So if there exists a P such that $\displaystyle P^{-1}AP$ is diagonal, then A is

**diagonalizable**. $\displaystyle P=[P_1 P_2 P_3]$ where $\displaystyle P_1,P_2,P_3$ are eigenvectors of A. So, A is diagonalizable if it has 3 distinct eigenvalues.

No. It is diagonalizable iff it has three *linearly independent* eigenvectors.
A is

**orthogonally diagonalizable **if there exists an orthonormal set of 3 eigenvectirs if A. Also, it is orthogonally diagonalizable if there exists P such that $\displaystyle P^TAP$ is diagonal.
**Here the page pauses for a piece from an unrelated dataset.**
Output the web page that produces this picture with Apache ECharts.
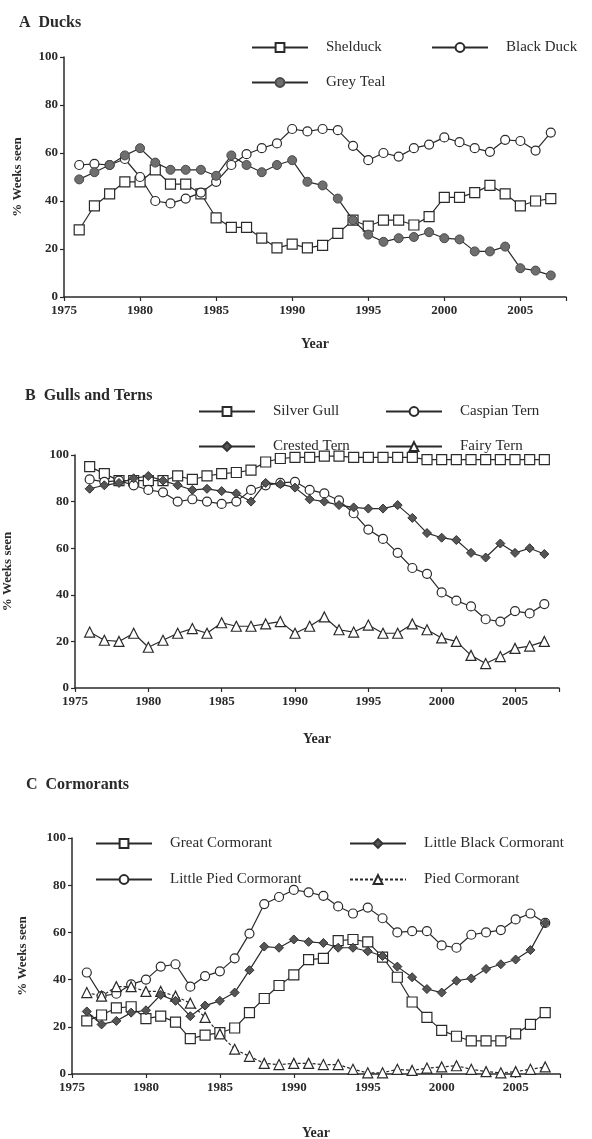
<!DOCTYPE html>
<html>
<head>
<meta charset="utf-8">
<script src="https://cdn.jsdelivr.net/npm/echarts@6/dist/echarts.min.js"></script>
<style>
  html, body { margin: 0; padding: 0; background: #fff; }
  #chart { width: 592px; height: 1139px; }
</style>
</head>
<body>
<div id="chart"></div>
<script>
// survey years
var years = [1976, 1977, 1978, 1979, 1980, 1981, 1982, 1983, 1984, 1985, 1986, 1987, 1988, 1989, 1990, 1991,
  1992, 1993, 1994, 1995, 1996, 1997, 1998, 1999, 2000, 2001, 2002, 2003, 2004, 2005, 2006, 2007];

// A Ducks
var shelduck = [28, 38, 43, 48, 48, 53, 47, 47, 43, 33, 29, 29, 24.5, 20.5, 22, 20.5,
  21.5, 26.5, 32, 29.5, 32, 32, 30, 33.5, 41.5, 41.5, 43.5, 46.5, 43, 38, 40, 41];
var blackDuck = [55, 55.5, 55, 57.5, 50, 40, 39, 41, 43.5, 48, 55, 59.5, 62, 64, 70, 69,
  70, 69.5, 63, 57, 60, 58.5, 62, 63.5, 66.5, 64.5, 62, 60.5, 65.5, 65, 61, 68.5];
var greyTeal = [49, 52, 55, 59, 62, 56, 53, 53, 53, 50.5, 59, 55, 52, 55, 57, 48,
  46.5, 41, 32, 26, 23, 24.5, 25, 27, 24.5, 24, 19, 19, 21, 12, 11, 9];

// B Gulls and Terns
var silverGull = [95, 92, 89, 89, 89, 89, 91, 89.5, 91, 92, 92.5, 93.5, 97, 98.5, 99, 99,
  99.5, 99.5, 99, 99, 99, 99, 99, 98, 98, 98, 98, 98, 98, 98, 98, 98];
var caspianTern = [89.5, 88.5, 89, 87, 85, 84, 80, 81, 80, 79, 80, 85, 87, 88, 88.5, 85,
  83.5, 80.5, 75, 68, 64, 58, 51.5, 49, 41, 37.5, 35, 29.5, 28.5, 33, 32, 36];
var crestedTern = [85.5, 87, 88, 90, 91, 89, 87, 85, 85.5, 84.5, 83.5, 80, 88, 87.5, 86, 81,
  80, 78.5, 77.5, 77, 77, 78.5, 73, 66.5, 64.5, 63.5, 58, 56, 62, 58, 60, 57.5];
var fairyTern = [24, 20.5, 20, 23.5, 17.5, 20.5, 23.5, 25.5, 23.5, 28, 26.5, 26.5, 27.5, 28.5, 23.5, 26.5,
  30.5, 25, 24, 27, 23.5, 23.5, 27.5, 25, 21.5, 20, 14, 10.5, 13.5, 17, 18, 20];

// C Cormorants
var greatCorm = [22.5, 25, 28, 28.5, 23.5, 24.5, 22, 15, 16.5, 17.5, 19.5, 26, 32, 37.5, 42, 48.5,
  49, 56.5, 57, 56, 49.5, 41, 30.5, 24, 18.5, 16, 14, 14, 14, 17, 21, 26];
var littleBlackCorm = [26.5, 21, 22.5, 26, 27, 33.5, 31, 24.5, 29, 31, 34.5, 44, 54, 53.5, 57, 56,
  55.5, 53.5, 53.5, 52, 50, 45.5, 41, 36, 34.5, 39.5, 40.5, 44.5, 46.5, 48.5, 52.5, 64];
var littlePiedCorm = [43, 33, 34, 38, 40, 45.5, 46.5, 37, 41.5, 43.5, 49, 59.5, 72, 75, 78, 77,
  75.5, 71, 68, 70.5, 66, 60, 60.5, 60.5, 54.5, 53.5, 59, 60, 61, 65.5, 68, 64];
var piedCorm = [34.5, 33, 37, 37, 35, 35, 33, 30, 24, 17, 10.5, 7.5, 4.5, 4, 4.5, 4.5,
  4, 4, 2, 0.5, 0.5, 2, 1.5, 2.5, 3, 3.5, 2, 1, 0.5, 1, 2, 3];

var FONT = '"Liberation Serif", "DejaVu Serif", serif';
var INK = '#2a2a2a';

function pairs(vals) {
  var out = [];
  for (var i = 0; i < years.length; i++) out.push([years[i], vals[i]]);
  return out;
}

function makeSeries(name, vals, idx, kind, dashed) {
  var item = { color: '#fff', borderColor: INK, borderWidth: 1.2 };
  var symbol = 'circle', size = 9;
  if (kind === 'square') { symbol = 'rect'; size = 10; }
  if (kind === 'triangle') { symbol = 'triangle'; size = 10; }
  if (kind === 'dot') { item = { color: '#6e6e6e', borderColor: '#4a4a4a', borderWidth: 1 }; }
  if (kind === 'diamond') { symbol = 'diamond'; size = 9; item = { color: '#555', borderColor: '#333', borderWidth: 1 }; }
  return {
    name: name,
    type: 'line',
    xAxisIndex: idx,
    yAxisIndex: idx,
    data: pairs(vals),
    symbol: symbol,
    symbolSize: size,
    showAllSymbol: true,
    lineStyle: { color: INK, width: 1.2, type: dashed ? [3, 2] : 'solid' },
    itemStyle: item,
    emphasis: { disabled: true },
    z: kind === 'dot' || kind === 'diamond' ? 3 : 2
  };
}

function xAxisFor(idx, gap) {
  return {
    type: 'value', gridIndex: idx, min: 1975, max: 2008, interval: 5,
    name: 'Year', nameLocation: 'middle', nameGap: gap,
    nameTextStyle: { fontFamily: FONT, fontWeight: 'bold', fontSize: 14, color: INK },
    axisLine: { lineStyle: { color: INK, width: 1.5 } },
    axisTick: { length: 4, lineStyle: { color: INK, width: 1.2 } },
    axisLabel: {
      fontFamily: FONT, fontWeight: 'bold', fontSize: 13, color: INK, margin: 7,
      formatter: function (v) { return v % 5 === 0 ? String(v) : ''; }
    },
    splitLine: { show: false }
  };
}

function yAxisFor(idx, gap) {
  return {
    type: 'value', gridIndex: idx, min: 0, max: 100, interval: 20,
    name: '% Weeks seen', nameLocation: 'middle', nameGap: gap,
    nameTextStyle: { fontFamily: FONT, fontWeight: 'bold', fontSize: 13, color: INK },
    axisLine: { show: true, lineStyle: { color: INK, width: 1.5 } },
    axisTick: { show: true, length: 4, lineStyle: { color: INK, width: 1.2 } },
    axisLabel: { fontFamily: FONT, fontWeight: 'bold', fontSize: 13, color: INK, margin: 6 },
    splitLine: { show: false }
  };
}

function legendAt(name, left, top) {
  return {
    data: [name], left: left, top: top,
    itemWidth: 56, itemHeight: 11,
    selectedMode: false,
    textStyle: { fontFamily: FONT, fontSize: 15, color: INK, padding: [0, 0, 0, 13] }
  };
}

function titleAt(text, left, top) {
  return { text: text, left: left, top: top,
    textStyle: { fontFamily: FONT, fontWeight: 'bold', fontSize: 16, color: INK } };
}

var chart = echarts.init(document.getElementById('chart'));

var option = {
  animation: false,
  backgroundColor: '#fff',
  title: [
    titleAt('A  Ducks', 14, 10),
    titleAt('B  Gulls and Terns', 20, 383),
    titleAt('C  Cormorants', 21, 772)
  ],
  legend: [
    legendAt('Shelduck', 246, 35),
    legendAt('Black Duck', 426, 35),
    legendAt('Grey Teal', 246, 70),
    legendAt('Silver Gull', 193, 399),
    legendAt('Caspian Tern', 380, 399),
    legendAt('Crested Tern', 193, 434),
    legendAt('Fairy Tern', 380, 434),
    legendAt('Great Cormorant', 90, 831),
    legendAt('Little Black Cormorant', 344, 831),
    legendAt('Little Pied Cormorant', 90, 867),
    legendAt('Pied Cormorant', 344, 867)
  ],
  grid: [
    { left: 64, top: 57, width: 502, height: 240, outerBoundsMode: 'none' },
    { left: 75, top: 455, width: 484, height: 233, outerBoundsMode: 'none' },
    { left: 72, top: 838, width: 488, height: 236, outerBoundsMode: 'none' }
  ],
  xAxis: [xAxisFor(0, 40), xAxisFor(1, 44), xAxisFor(2, 52)],
  yAxis: [yAxisFor(0, 40), yAxisFor(1, 61), yAxisFor(2, 43)],
  series: [
    makeSeries('Shelduck', shelduck, 0, 'square'),
    makeSeries('Black Duck', blackDuck, 0, 'circle'),
    makeSeries('Grey Teal', greyTeal, 0, 'dot'),
    makeSeries('Silver Gull', silverGull, 1, 'square'),
    makeSeries('Caspian Tern', caspianTern, 1, 'circle'),
    makeSeries('Crested Tern', crestedTern, 1, 'diamond'),
    makeSeries('Fairy Tern', fairyTern, 1, 'triangle'),
    makeSeries('Great Cormorant', greatCorm, 2, 'square'),
    makeSeries('Little Black Cormorant', littleBlackCorm, 2, 'diamond'),
    makeSeries('Little Pied Cormorant', littlePiedCorm, 2, 'circle'),
    makeSeries('Pied Cormorant', piedCorm, 2, 'triangle', true)
  ]
};

chart.setOption(option);
window.addEventListener('resize', function () { chart.resize(); });
</script>
</body>
</html>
It should be " is orthog. diag. if there exists__ orthogonal__ P such that..."
So for (a), I need to show if there is a matrix P that diagonalizes A. First finding the eigenvalues of A:

$\displaystyle det(\lambda I -A)=0$

$\displaystyle \lambda^3-q \lambda-rp \lambda -rpq = 0$

This should be $\displaystyle x^3-qx^2-prx+pqr=(x-q)(x^2-pr)$ , and then we can use the theorem that says that a matrix is diagonalizable iff its minima polynomial is a product of different linear factors, so it **must** be that $\displaystyle x^2-pr$ has a two different roots in the definition field of the vector space we're talking about, and since we're talking , apparently, of the complex field, then we must have that none of these two different roots equals $\displaystyle q$ , which already is a root of the first factor... Finally, remember (or prove) that a matrix orthogonally diagonalizable iff it is symmetric, and in our case that happens when... Tonio
And I'm stuck here, because I don't know the values of r,p,q. Can anyone help?